In this edition, we turn the spotlight on Birmingham City Schools in Alabama, where Career Coach Dr. Waynetta Turner, district principals, and fellow educators are helping redefine when career exploration should begin. While many career readiness initiatives start in middle or high school, Birmingham is demonstrating that meaningful career awareness can, and should, start much earlier.
By integrating the Alabama Career Planning System featuring Kuder Galaxy, Birmingham City Schools is helping young students begin exploring careers, connecting classroom learning to real-world pathways, and expanding their sense of possibility long before they reach high school.
With the Alabama Career Planning System provided by the Alabama State Department of Education, the district is building a career development pipeline that starts in elementary school and continues through graduation. Rather than treating career awareness as a separate initiative, Birmingham is embedding it directly into classroom instruction, allowing students to explore careers through engaging activities that align with academic standards and everyday learning.
Students aren’t just hearing about careers later in their education.
They’re beginning to imagine them early.
And for many students, that early exposure matters more than educators might realize.
Research shows that children begin developing career aspirations and work-related self-concepts as early as ages six to eight, and those early perceptions can influence later academic motivation and career decision-making (Gottfredson, 2002; Howard & Walsh, 2011). Yet those aspirations are often shaped by limited exposure, reflecting only the professions students see in their families or communities.
Recognizing this pivotal window, Birmingham City Schools began asking an important question:
What happens if career exploration begins earlier and becomes part of everyday learning?
Birmingham City Schools had a strong secondary career development infrastructure. Middle and high school students participated in structured assessments, resume building, and pathway planning. However, elementary engagement with the district’s career exploration platform was minimal. Usage data showed low participation, and classroom integration varied widely from school to school.
At the same time, elementary educators faced intense instructional demands. Literacy benchmarks, math standards, assessment preparation, and intervention blocks left little perceived room for additional programming. Career exploration activities risked being seen as enrichment rather than essential.

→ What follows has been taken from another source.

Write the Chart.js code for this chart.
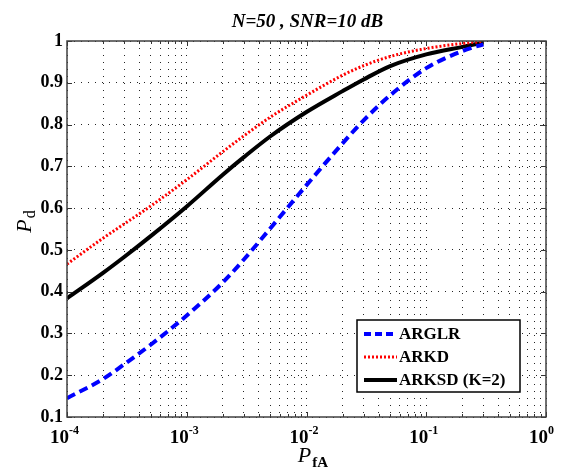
<!DOCTYPE html>
<html><head><meta charset="utf-8">
<script src="https://cdn.jsdelivr.net/npm/chart.js@4.4.1/dist/chart.umd.min.js"></script>
<style>html,body{margin:0;padding:0;background:#fff}#wrap{width:561px;height:469px;position:relative}</style>
</head><body><div id="wrap"><canvas id="c"></canvas></div>
<script>
// ---- data ----
const pfa   = [1e-4, 2e-4, 3e-4, 5e-4, 1e-3, 2e-3, 3e-3, 5e-3, 1e-2, 2e-2, 3e-2, 5e-2, 0.1, 0.2, 0.3];
const arglr = [0.145,0.191,0.226,0.273,0.343,0.422,0.477,0.552,0.655,0.755,0.810,0.870,0.935,0.976,0.992];
const arkd  = [0.466,0.528,0.562,0.605,0.668,0.735,0.773,0.818,0.870,0.918,0.941,0.963,0.982,0.994,0.999];
const arksd = [0.384,0.445,0.483,0.533,0.604,0.680,0.722,0.772,0.830,0.880,0.908,0.940,0.968,0.986,0.996];
const seriesNames = ['ARGLR', 'ARKD', 'ARKSD (K=2)'];
const yTicks = [0.1,0.2,0.3,0.4,0.5,0.6,0.7,0.8,0.9,1];
const xDecades = [1e-4,1e-3,1e-2,1e-1,1];
const xExponents = ['-4','-3','-2','-1','0'];
const titleText = 'N=50 , SNR=10 dB';
const yLabelMain = 'P', yLabelSub = 'd';
const xLabelMain = 'P', xLabelSub = 'fA';

const SERIF = '"Liberation Serif", "Times New Roman", serif';
const pts = arr => pfa.map((v,i)=>({x:v, y:arr[i]}));

const overlay = {
  id: 'overlay',
  afterDraw(chart) {
    const {ctx, chartArea: a, scales: {x, y}} = chart;
    ctx.save();
    // inner tick marks
    ctx.strokeStyle = '#333'; ctx.lineWidth = 1; ctx.setLineDash([]);
    ctx.beginPath();
    yTicks.forEach(v => {
      const py = Math.round(y.getPixelForValue(v)) + 0.5;
      ctx.moveTo(a.left, py); ctx.lineTo(a.left + 5, py);
      ctx.moveTo(a.right, py); ctx.lineTo(a.right - 5, py);
    });
    x.ticks.forEach(t => {
      const px = Math.round(x.getPixelForValue(t.value)) + 0.5;
      const isMajor = xDecades.some(d => Math.abs(d - t.value) / d < 1e-6);
      const L = isMajor ? 5 : 3;
      ctx.moveTo(px, a.bottom); ctx.lineTo(px, a.bottom - L);
      ctx.moveTo(px, a.top); ctx.lineTo(px, a.top + L);
    });
    ctx.stroke();
    // box
    ctx.strokeStyle = '#404040'; ctx.lineWidth = 1.5;
    ctx.strokeRect(a.left, a.top, a.right - a.left, a.bottom - a.top);

    // x tick labels with superscripts
    ctx.fillStyle = '#000'; ctx.textBaseline = 'alphabetic';
    xDecades.forEach((v, i) => {
      const px = x.getPixelForValue(v);
      ctx.font = 'bold 19px ' + SERIF; ctx.textAlign = 'right';
      ctx.fillText('10', px + 2, 443);
      ctx.font = 'bold 12px ' + SERIF; ctx.textAlign = 'left';
      ctx.fillText(xExponents[i], px + 2, 434);
    });

    // title
    ctx.font = 'italic bold 19px ' + SERIF; ctx.textAlign = 'center';
    ctx.fillText(titleText, (a.left + a.right) / 2 + 1, 27);

    // x axis label
    ctx.font = 'italic 22px ' + SERIF;
    const wP = ctx.measureText(xLabelMain).width;
    ctx.font = 'bold 15px ' + SERIF;
    const wS = ctx.measureText(xLabelSub).width;
    let sx = (a.left + a.right) / 2 - (wP + wS) / 2 + 6;
    ctx.textAlign = 'left';
    ctx.font = 'italic 22px ' + SERIF; ctx.fillText(xLabelMain, sx, 462);
    ctx.font = 'bold 15px ' + SERIF; ctx.fillText(xLabelSub, sx + wP + 1, 467);

    // y axis label (rotated)
    ctx.save();
    ctx.translate(31, 222);
    ctx.rotate(-Math.PI / 2);
    ctx.font = 'italic 22px ' + SERIF;
    const wPy = ctx.measureText(yLabelMain).width;
    ctx.font = '16px ' + SERIF;
    const wSy = ctx.measureText(yLabelSub).width;
    const sy = -(wPy + wSy) / 2;
    ctx.font = 'italic 22px ' + SERIF; ctx.fillText(yLabelMain, sy, 0);
    ctx.font = '16px ' + SERIF; ctx.fillText(yLabelSub, sy + wPy + 1, 4);
    ctx.restore();

    // legend
    const lx = 357, ly = 320, lw = 163, lh = 72;
    ctx.fillStyle = '#fff'; ctx.fillRect(lx, ly, lw, lh);
    ctx.strokeStyle = '#000'; ctx.lineWidth = 1.5; ctx.setLineDash([]);
    ctx.strokeRect(lx, ly, lw, lh);
    const rows = [334, 357, 380];
    chart.data.datasets.forEach((ds, i) => {
      const ry = rows[i];
      ctx.strokeStyle = ds.borderColor; ctx.lineWidth = ds.borderWidth;
      ctx.setLineDash(ds.legendDash || []);
      ctx.beginPath(); ctx.moveTo(364, ry); ctx.lineTo(397, ry); ctx.stroke();
      ctx.setLineDash([]);
      ctx.fillStyle = '#000'; ctx.font = 'bold 17px ' + SERIF; ctx.textAlign = 'left';
      ctx.textBaseline = 'middle';
      ctx.fillText(seriesNames[i], 399, ry + 1);
    });
    ctx.restore();
  }
};

new Chart(document.getElementById('c'), {
  type: 'line',
  data: {
    datasets: [
      {label: seriesNames[0], data: pts(arglr), borderColor: '#0000ff', borderWidth: 4,
       borderDash: [9, 5], legendDash: [7, 4], pointRadius: 0, cubicInterpolationMode: 'monotone', fill: false},
      {label: seriesNames[1], data: pts(arkd), borderColor: '#ff0000', borderWidth: 3,
       borderDash: [2, 2], legendDash: [2, 2], pointRadius: 0, cubicInterpolationMode: 'monotone', fill: false},
      {label: seriesNames[2], data: pts(arksd), borderColor: '#000000', borderWidth: 4,
       pointRadius: 0, cubicInterpolationMode: 'monotone', fill: false}
    ]
  },
  options: {
    responsive: true, maintainAspectRatio: false, animation: false,
    layout: {padding: {top: 41, right: 15, bottom: 0, left: 0}},
    plugins: {legend: {display: false}, title: {display: false}, tooltip: {enabled: false}},
    scales: {
      x: {
        type: 'logarithmic', min: 1e-4, max: 1,
        afterBuildTicks: s => {
          const t = [];
          for (let e = -4; e <= -1; e++) for (let k = 1; k <= 9; k++) t.push({value: k * Math.pow(10, e)});
          t.push({value: 1});
          s.ticks = t;
        },
        afterFit: s => { s.height = 52; },
        ticks: {display: false, autoSkip: false},
        grid: {color: 'rgba(0,0,0,0.85)', lineWidth: 1, drawTicks: false},
        border: {display: false, dash: [1, 6]}
      },
      y: {
        type: 'linear', min: 0.1, max: 1,
        afterBuildTicks: s => { s.ticks = yTicks.map(v => ({value: v})); },
        afterFit: s => { s.width = 67; },
        ticks: {
          color: '#000', padding: 4, autoSkip: false,
          font: {family: SERIF, size: 18, weight: 'bold'},
          callback: v => (Math.abs(v - 1) < 1e-9 ? '1' : Number(v).toFixed(1))
        },
        grid: {color: 'rgba(0,0,0,0.85)', lineWidth: 1, drawTicks: false},
        border: {display: false, dash: [1, 6]}
      }
    }
  },
  plugins: [overlay]
});
</script>
</body></html>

Yet the data, and experience, suggested otherwise.
To shift perspective, Dr. Turner first facilitated a faculty activity at Robinson Elementary School. She asked teachers to reflect on how old they were when they first decided what they wanted to be and what influenced that decision.

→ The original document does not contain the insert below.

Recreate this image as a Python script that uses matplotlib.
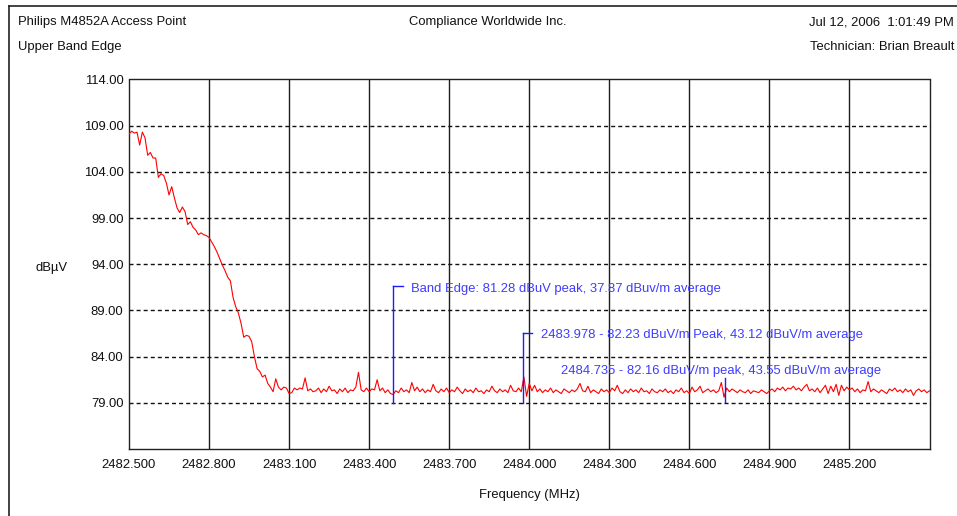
import numpy as np
import matplotlib
matplotlib.use("Agg")
import matplotlib.pyplot as plt
from matplotlib.lines import Line2D

# ---------------- data ----------------
f_start, f_stop, n_pts = 2482.5, 2485.5, 301
freq = np.linspace(f_start, f_stop, n_pts)

level = [
    # 2482.50 - 2482.99
    108.1, 108.4, 108.2, 108.3, 106.9, 108.3, 107.7, 105.8, 106.1, 105.5,
    105.5, 103.4, 103.8, 103.6, 102.8, 101.5, 102.4, 101.2, 100.1, 99.6,
    100.2, 99.7, 98.3, 98.6, 98.0, 97.7, 97.2, 97.4, 97.2, 97.1,
    96.9, 96.4, 95.9, 95.3, 94.6, 93.9, 93.3, 92.6, 92.2, 90.4,
    89.4, 88.7, 87.6, 86.1, 86.3, 86.2, 85.6, 84.0, 82.7, 82.4,
    # 2483.00 - 2483.19
    81.8, 82.0, 81.1, 80.7, 80.2, 81.6, 80.7, 80.4, 80.7, 80.6,
    80.0, 80.1, 80.6, 80.4, 80.6, 80.5, 81.7, 80.3, 80.5, 80.2,
    # 2483.20 - 2483.99
    80.3, 80.6, 80.1, 80.5, 80.2, 80.8, 80.3, 80.4, 80.0, 80.5,
    80.2, 80.6, 80.1, 80.4, 80.3, 80.7, 82.3, 80.4, 80.2, 80.6,
    80.2, 80.5, 80.4, 81.5, 80.3, 80.6, 80.1, 80.4, 80.0, 79.9,
    80.3, 80.1, 80.6, 80.2, 80.4, 80.1, 81.2, 80.3, 80.7, 80.2,
    80.5, 80.1, 80.4, 80.2, 81.0, 80.3, 80.1, 80.5, 80.2, 80.6,
    80.1, 80.4, 80.2, 80.7, 80.3, 80.0, 80.5, 80.2, 80.4, 80.1,
    80.6, 80.2, 80.3, 80.0, 80.4, 80.2, 80.8, 80.3, 80.1, 80.5,
    80.2, 80.4, 80.1, 80.9, 80.3, 80.2, 80.6, 80.2, 81.8, 79.7,
    # 2484.00 - 2484.99
    81.1, 80.3, 80.9, 80.2, 80.5, 80.1, 80.4, 80.2, 80.6, 80.1,
    80.4, 80.2, 80.0, 80.5, 80.3, 80.1, 80.4, 80.2, 80.5, 81.1,
    80.3, 80.2, 80.8, 80.1, 80.4, 80.2, 80.0, 80.5, 80.2, 80.4,
    80.1, 80.6, 80.3, 80.9, 80.2, 80.0, 80.4, 80.1, 80.5, 80.2,
    80.4, 80.1, 80.6, 80.2, 80.3, 80.0, 80.5, 80.2, 80.1, 80.4,
    80.2, 80.5, 80.1, 80.3, 80.0, 80.4, 80.2, 80.6, 80.1, 80.3,
    80.0, 80.7, 80.2, 80.4, 80.8, 80.1, 80.3, 80.5, 80.2, 80.4,
    80.1, 80.3, 81.2, 79.6, 80.6, 80.2, 80.5, 80.3, 80.1, 80.4,
    80.2, 80.1, 80.4, 80.0, 80.3, 80.2, 80.1, 80.4, 80.2, 80.0,
    80.3, 80.5, 80.2, 80.6, 80.4, 80.7, 80.3, 80.6, 80.5, 80.8,
    # 2485.00 - 2485.50
    80.4, 80.6, 80.3, 80.7, 81.0, 80.3, 80.5, 80.2, 80.6, 80.1,
    80.5, 80.9, 80.0, 80.8, 80.2, 81.0, 79.8, 80.9, 80.3, 80.7,
    80.4, 80.6, 80.2, 80.5, 80.1, 80.4, 80.3, 81.3, 80.2, 80.5,
    80.3, 80.1, 80.4, 80.2, 80.0, 80.5, 80.3, 80.6, 80.2, 80.4,
    80.1, 80.5, 80.2, 80.4, 79.8, 80.3, 80.5, 80.2, 80.4, 80.1,
    80.3,
]

x_ticks = [2482.5, 2482.8, 2483.1, 2483.4, 2483.7, 2484.0, 2484.3, 2484.6, 2484.9, 2485.2]
x_tick_labels = ["2482.500", "2482.800", "2483.100", "2483.400", "2483.700",
                 "2484.000", "2484.300", "2484.600", "2484.900", "2485.200"]
y_ticks = [79, 84, 89, 94, 99, 104, 109, 114]
y_tick_labels = ["79.00", "84.00", "89.00", "94.00", "99.00", "104.00", "109.00", "114.00"]
y_min, y_max = 74, 114

marker_freq = [2483.491, 2483.978, 2484.735]
marker_bottom = [79.0, 79.0, 79.1]
marker_top = [91.6, 86.6, 81.7]
marker_text = [
    "Band Edge: 81.28 dBuV peak, 37.87 dBuv/m average",
    "2483.978 - 82.23 dBuV/m Peak, 43.12 dBuV/m average",
    "2484.735 - 82.16 dBuV/m peak, 43.55 dBuV/m average",
]

header_left = ["Philips M4852A Access Point", "Upper Band Edge"]
header_center = "Compliance Worldwide Inc."
header_right = ["Jul 12, 2006  1:01:49 PM", "Technician: Brian Breault"]
x_label = "Frequency (MHz)"
y_label = "dB\u00b5V"

# ---------------- figure ----------------
W, H, DPI = 957, 516, 100
plt.rcParams["font.family"] = ["Liberation Sans", "DejaVu Sans"]
plt.rcParams["lines.scale_dashes"] = False
FS = 9.4

fig = plt.figure(figsize=(W / DPI, H / DPI), dpi=DPI, facecolor="white")

def px(x, y):
    return x / W, 1 - y / H

L, T, R, B = 129, 79.5, 929.5, 449
ax = fig.add_axes([L / W, 1 - B / H, (R - L) / W, (B - T) / H])
ax.set_xlim(f_start, f_stop)
ax.set_ylim(y_min, y_max)

# grid
for xv in x_ticks[1:]:
    ax.axvline(xv, color="#1e1e1e", lw=1.0, zorder=1)
for yv in y_ticks[:-1]:
    ax.axhline(yv, color="#111111", lw=1.0, ls=(0, (2.9, 2.2)), zorder=1)

ax.plot(freq, level, color="#ff0000", lw=0.8, zorder=3)

# markers
blue_line = "#1c1cff"
blue_text = "#3d3dff"
for i, (fm, yb, yt, txt) in enumerate(zip(marker_freq, marker_bottom, marker_top, marker_text)):
    ax.plot([fm, fm], [yb, yt], color=blue_line, lw=1.0, zorder=4)
    if i < 2:
        ax.plot([fm, fm + 0.034], [yt, yt], color=blue_line, lw=1.0, zorder=4)
        ax.annotate(txt, xy=(fm, yt), xytext=(12.5, -2.0), textcoords="offset points",
                    va="center", ha="left", color=blue_text, fontsize=FS, zorder=5)
    else:
        ax.annotate(txt, xy=(fm, yt), xytext=(-118.5, 5.3), textcoords="offset points",
                    va="center", ha="left", color=blue_text, fontsize=FS, zorder=5)

ax.set_xticks(x_ticks)
ax.set_xticklabels(x_tick_labels)
ax.set_yticks(y_ticks)
ax.set_yticklabels(y_tick_labels)
ax.tick_params(length=0, labelsize=FS, colors="#111111")
ax.tick_params(axis="x", pad=7.5)
ax.tick_params(axis="y", pad=4)
for s in ax.spines.values():
    s.set_color("#222222")
    s.set_linewidth(1.0)

ax.set_xlabel(x_label, fontsize=FS, labelpad=12.5, color="#111111")
fig.text(*px(51, 268), y_label, ha="center", va="center", fontsize=FS, color="#111111")

# headers
fig.text(*px(18, 22.5), header_left[0], ha="left", va="center", fontsize=FS, color="#111111")
fig.text(*px(18, 47.5), header_left[1], ha="left", va="center", fontsize=FS, color="#111111")
fig.text(*px(488, 22.5), header_center, ha="center", va="center", fontsize=FS, color="#111111")
fig.text(*px(954, 22.5), header_right[0], ha="right", va="center", fontsize=FS, color="#111111")
fig.text(*px(954, 47.5), header_right[1], ha="right", va="center", fontsize=FS, color="#111111")

# outer frame
fig.add_artist(Line2D([8.5 / W, 8.5 / W], [0, 1 - 6 / H], color="#222222", lw=1.2))
fig.add_artist(Line2D([8.5 / W, 1], [1 - 6 / H, 1 - 6 / H], color="#222222", lw=1.2))

fig.savefig("out.png", dpi=DPI, facecolor="white")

The results were striking: more than 75 percent had formed their first career aspiration between the ages of six and ten. Most cited family exposure as the primary influence.
The activity transformed the conversation. Career exploration was no longer theoretical. It was personal.
As Dr. Turner reflected:
“It’s one thing to say research says children form aspirations early. It’s different when the room says it. When adults realize they made that first decision at seven or eight, and that many of them are still in that field, you understand how pivotal that window is.”
The insight reframed elementary career awareness as foundational rather than optional.
The next step was solving the practical implementation challenge: how to integrate career exploration activities without displacing academic instruction.
Dr. Turner intentionally avoided presenting the platform as “one more thing.” Instead, she demonstrated how career awareness could enhance what teachers were already required to teach.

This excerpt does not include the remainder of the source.